La semana pasada, decidí rellenar la inscripción de la Erasmus como suelo hacer todo en la vida: sin pensar. De hecho, ni me miré las bases, ni sabía si tenía que hacer exámenes ni las condiciones que tenía que tener para poder optar a ser beneficiaria. Esta semana, ya más calmada, me he dado cuenta de que estoy a falta de créditos para poder irme, pues 30 son los mínimos y tendría que suspender una asignatura al final de este curso para poder obtenerlos. Puede llegar a tener su punto tener que pedirle a algún profesor que me suspenda una asignatura para irme al extranjero a aprobarla.
Tampoco me hace gracia el hecho de pensar en tener que hacer el TFG (Trabajo de fin de grado) fuera de Extremadura, porque no sé si tendría que hacerlo en otro idioma, con temas del país que me adjudicasen, ni si tendría que exponerlo allí o aquí. La verdad es que he tenido años tranquilos de carrera, en los que me sobraban créditos para poder irme con la beca Erasmus a estudiar fuera, pero hasta ahora no he tenido la necesidad de salir de aquí, de despejarme un poco, de cambiar de aires por seis meses, los que puedo con 30 créditos.
Veo bastantes inconvenientes para que me den la beca, pero me ilusiona el hecho de coger un mapa de Europa y pensar a dónde me puedo ir.
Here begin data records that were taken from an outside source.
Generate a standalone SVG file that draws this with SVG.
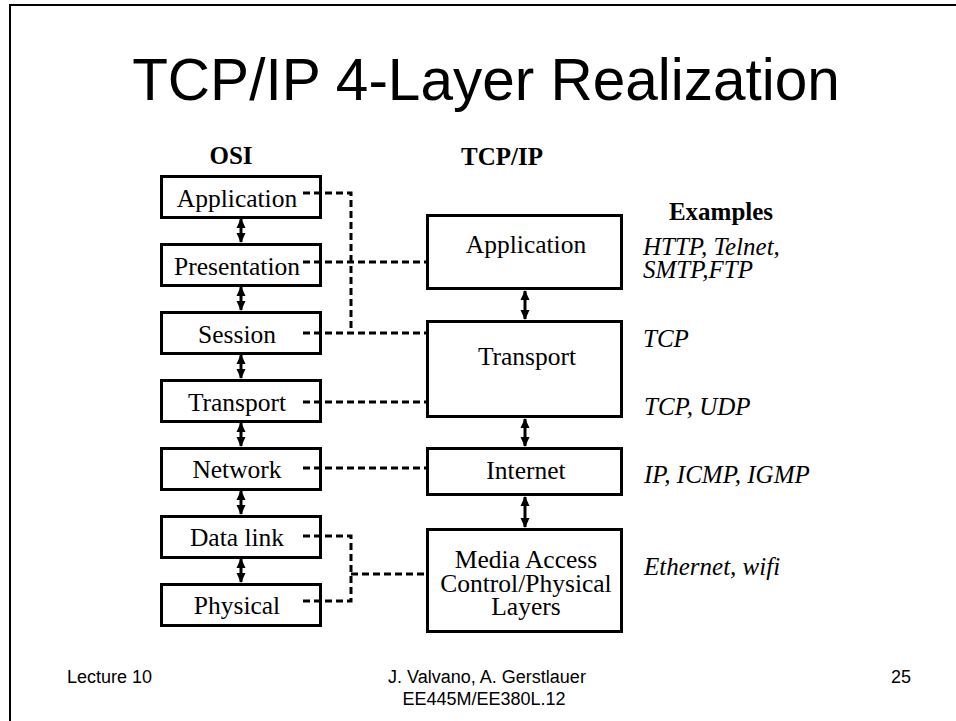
<svg xmlns="http://www.w3.org/2000/svg" width="956" height="721" viewBox="0 0 956 721">
<style>
.box{fill:#fff;stroke:#000;stroke-width:3}
.lbl{font-family:"Liberation Serif","Times New Roman",serif;font-size:25.5px;fill:#000;text-anchor:middle}
.hdr{font-family:"Liberation Serif","Times New Roman",serif;font-size:25px;font-weight:bold;fill:#000}
.ex{font-family:"Liberation Serif","Times New Roman",serif;font-size:25px;font-style:italic;fill:#000}
.ft{font-family:"Liberation Sans",Arial,sans-serif;font-size:18px;fill:#000}
.dash{fill:none;stroke:#000;stroke-width:3;stroke-dasharray:7 4}
.arr{fill:none;stroke:#000;stroke-width:3;marker-start:url(#ah);marker-end:url(#ah)}
</style>
<defs>
<marker id="ah" viewBox="0 0 10 10" refX="9" refY="5" markerWidth="10" markerHeight="10" markerUnits="userSpaceOnUse" orient="auto-start-reverse">
<path d="M0,0.5 L10,5 L0,9.5 z" fill="#000"/>
</marker>
</defs>
<rect x="0" y="0" width="956" height="721" fill="#fff"/>
<path d="M10,721 V5 H956" fill="none" stroke="#000" stroke-width="2"/>
<text x="486" y="100" font-family="Liberation Sans, Arial, sans-serif" font-size="58.5" text-anchor="middle" fill="#000">TCP/IP 4-Layer Realization</text>
<text class="hdr" x="231" y="164" text-anchor="middle">OSI</text>
<text class="hdr" x="502" y="165" text-anchor="middle">TCP/IP</text>
<text class="hdr" x="721" y="220" text-anchor="middle">Examples</text>

<g id="osi-application"><rect class="box" x="161.5" y="176.5" width="159" height="41"/><text class="lbl" x="237" y="207">Application</text></g>
<g id="osi-presentation"><rect class="box" x="161.5" y="244.5" width="159" height="41"/><text class="lbl" x="237" y="275">Presentation</text></g>
<g id="osi-session"><rect class="box" x="161.5" y="312.5" width="159" height="41"/><text class="lbl" x="237" y="343">Session</text></g>
<g id="osi-transport"><rect class="box" x="161.5" y="380.5" width="159" height="41"/><text class="lbl" x="237" y="411">Transport</text></g>
<g id="osi-network"><rect class="box" x="161.5" y="448.5" width="159" height="41"/><text class="lbl" x="237" y="478">Network</text></g>
<g id="osi-datalink"><rect class="box" x="161.5" y="516.5" width="159" height="41"/><text class="lbl" x="237" y="546">Data link</text></g>
<g id="osi-physical"><rect class="box" x="161.5" y="584.5" width="159" height="41"/><text class="lbl" x="237" y="614">Physical</text></g>

<g id="tcp-application"><rect class="box" x="427.5" y="215.5" width="194" height="73"/><text class="lbl" x="526" y="253">Application</text></g>
<g id="tcp-transport"><rect class="box" x="427.5" y="321.5" width="194" height="95"/><text class="lbl" x="527" y="365">Transport</text></g>
<g id="tcp-internet"><rect class="box" x="427.5" y="448.5" width="194" height="46"/><text class="lbl" x="526" y="479">Internet</text></g>
<g id="tcp-media"><rect class="box" x="427.5" y="529.5" width="194" height="102"/>
<text class="lbl" x="526" y="568">Media Access</text>
<text class="lbl" x="526" y="592">Control/Physical</text>
<text class="lbl" x="526" y="615">Layers</text></g>

<g id="connectors">
<path class="dash" d="M303,193 H351 V333"/>
<path class="dash" d="M303,262 H426"/>
<path class="dash" d="M303,333 H426"/>
<path class="dash" d="M303,402 H426"/>
<path class="dash" d="M303,468 H426"/>
<path class="dash" d="M303,536 H351 V601 H303"/>
<path class="dash" d="M351,574 H426"/>
<path class="arr" d="M241,219 V242"/>
<path class="arr" d="M241,287 V310"/>
<path class="arr" d="M241,355 V378"/>
<path class="arr" d="M241,423 V446"/>
<path class="arr" d="M241,491 V514"/>
<path class="arr" d="M241,559 V582"/>
<path class="arr" d="M525,291 V319"/>
<path class="arr" d="M525,419 V446"/>
<path class="arr" d="M525,497 V527"/>
</g>

<g id="examples">
<text class="ex" x="643" y="255">HTTP, Telnet,</text>
<text class="ex" x="643" y="278">SMTP,FTP</text>
<text class="ex" x="643" y="347">TCP</text>
<text class="ex" x="644" y="415">TCP, UDP</text>
<text class="ex" x="644" y="483">IP, ICMP, IGMP</text>
<text class="ex" x="644" y="575">Ethernet, wifi</text>
</g>

<text class="ft" x="67" y="683">Lecture 10</text>
<text class="ft" x="487" y="683" text-anchor="middle">J. Valvano, A. Gerstlauer</text>
<text class="ft" x="484" y="705" text-anchor="middle">EE445M/EE380L.12</text>
<text class="ft" x="891" y="683">25</text>
</svg>
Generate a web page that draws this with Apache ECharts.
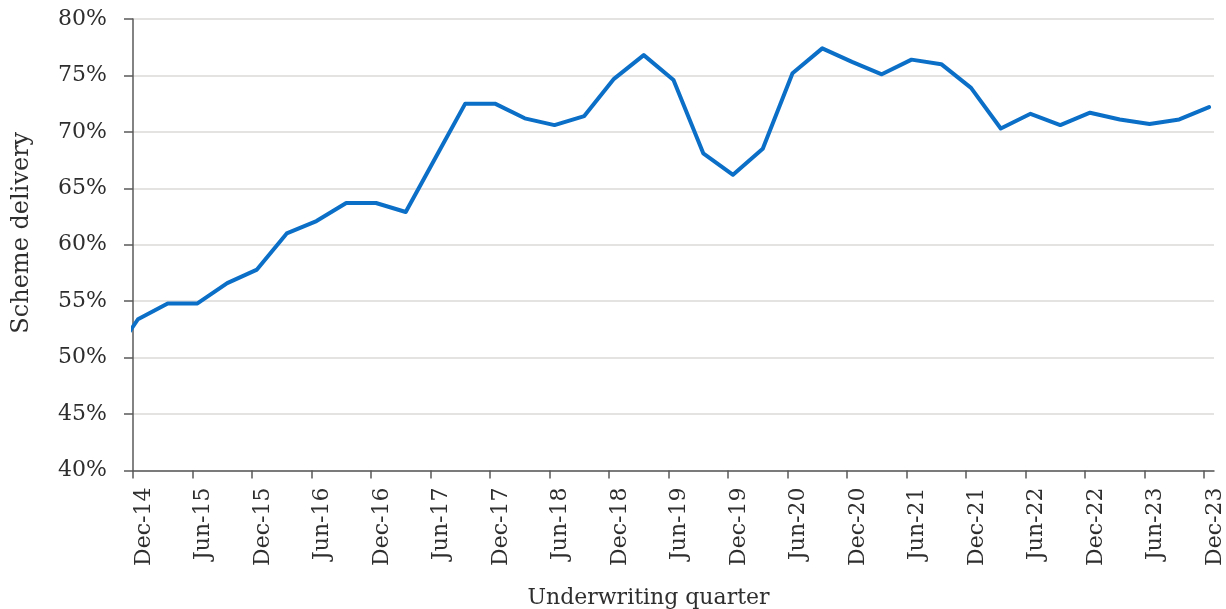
<!DOCTYPE html>
<html>
<head>
<meta charset="utf-8">
<script src="https://cdn.jsdelivr.net/npm/echarts@6/dist/echarts.min.js"></script>
<style>
html,body{margin:0;padding:0;background:#fff;}
#chart{width:1226px;height:609px;}
</style>
</head>
<body>
<div id="chart"></div>
<script>
// Quarter-end labels (first one lies just before the axis start and is clipped)
const quarters = ['Sep-14','Dec-14','Mar-15','Jun-15','Sep-15','Dec-15','Mar-16','Jun-16','Sep-16','Dec-16',
  'Mar-17','Jun-17','Sep-17','Dec-17','Mar-18','Jun-18','Sep-18','Dec-18','Mar-19','Jun-19','Sep-19','Dec-19',
  'Mar-20','Jun-20','Sep-20','Dec-20','Mar-21','Jun-21','Sep-21','Dec-21','Mar-22','Jun-22','Sep-22','Dec-22',
  'Mar-23','Jun-23','Sep-23','Dec-23'];
// Scheme delivery, %
const delivery = [49.5,53.4,54.8,54.8,56.6,57.8,61.0,62.1,63.7,63.7,
  62.9,67.7,72.5,72.5,71.2,70.6,71.4,74.7,76.8,74.6,68.1,66.2,
  68.5,75.2,77.4,76.2,75.1,76.4,76.0,73.9,70.3,71.6,70.6,71.7,
  71.1,70.7,71.1,72.2];
// x-axis tick labels (every half year)
const xTickLabels = ['Dec-14','Jun-15','Dec-15','Jun-16','Dec-16','Jun-17','Dec-17','Jun-18','Dec-18',
  'Jun-19','Dec-19','Jun-20','Dec-20','Jun-21','Dec-21','Jun-22','Dec-22','Jun-23','Dec-23'];
// y-axis tick values
const yTicks = [40,45,50,55,60,65,70,75,80];

const monthIdx = {Jan:1,Feb:2,Mar:3,Apr:4,May:5,Jun:6,Jul:7,Aug:8,Sep:9,Oct:10,Nov:11,Dec:12};
// months since start of Dec-2014
function monthsFrom(label){
  const [m, y] = label.split('-');
  return (2000 + Number(y) - 2014) * 12 + (monthIdx[m] - 12);
}
// data points sit in the middle of their month
const seriesData = quarters.map((q, i) => [monthsFrom(q) + 0.5, delivery[i]]);
const tickPos = xTickLabels.map(monthsFrom);
const tickLabelMap = {};
xTickLabels.forEach(l => { tickLabelMap[monthsFrom(l)] = l; });

const FONT = 'DejaVu Serif';
const TXT = '#2e2e2e';

const chart = echarts.init(document.getElementById('chart'), null, {renderer: 'canvas'});
chart.setOption({
  animation: false,
  backgroundColor: '#ffffff',
  grid: {left: 133, right: 12, top: 19, bottom: 138.5, containLabel: false, outerBoundsMode: 'none'},
  xAxis: {
    type: 'value',
    min: tickPos[0],
    max: tickPos[tickPos.length - 1] + 1,
    name: 'Underwriting quarter',
    nameLocation: 'middle',
    nameGap: 117,
    nameTextStyle: {fontFamily: FONT, fontSize: 22, color: TXT, padding: [0, 50, 0, 0]},
    axisLine: {show: true, lineStyle: {color: '#5a5a5a', width: 1.5}},
    axisTick: {show: true, length: 8, lineStyle: {color: '#5a5a5a', width: 1.5}, customValues: tickPos},
    axisLabel: {
      show: true, rotate: 90, margin: 17, verticalAlign: 'top',
      fontFamily: FONT, fontSize: 22, color: TXT,
      customValues: tickPos,
      formatter: v => tickLabelMap[Math.round(v)] || ''
    },
    splitLine: {show: false}
  },
  yAxis: {
    type: 'value',
    min: yTicks[0],
    max: yTicks[yTicks.length - 1],
    interval: 5,
    name: 'Scheme delivery',
    nameLocation: 'middle',
    nameGap: 99,
    nameTextStyle: {fontFamily: FONT, fontSize: 24, color: TXT, padding: [0, 0, 0, 24]},
    axisLine: {show: true, lineStyle: {color: '#5a5a5a', width: 1.5}},
    axisTick: {show: true, length: 9, lineStyle: {color: '#5a5a5a', width: 1.5}},
    axisLabel: {margin: 26, fontFamily: FONT, fontSize: 22, color: TXT, formatter: '{value}%'},
    splitLine: {show: true, lineStyle: {color: '#dcd9d9', width: 1.5}}
  },
  series: [{
    type: 'line',
    data: seriesData,
    showSymbol: false,
    symbol: 'none',
    clip: true,
    lineStyle: {color: '#0b6fc7', width: 4, join: 'round', cap: 'round'},
    z: 5
  }]
});
</script>
</body>
</html>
Es bonito ilusionarse, ya tendré tiempo para reponerme del golpe si no me cogen, pero es guay ser feliz soñando despierta. No busco que me den una ciudad importante, ni una Universidad con prestigio, de hecho, se me ha metido en la cabeza que quiero irme a Polonia, a vivir rodeada de nieve, a pasar frío, a comprobar cómo es estar en una ciudad con esas condiciones climáticas que suelen afectar al carácter de sus habitantes. A ver si es cierto eso que me dicen de que debo tener antecesores polacos no solo por mi piel clara, sino también por mi carácter frío, que no coincide para nada con la descripción de español típico del anuncio de Campofrío.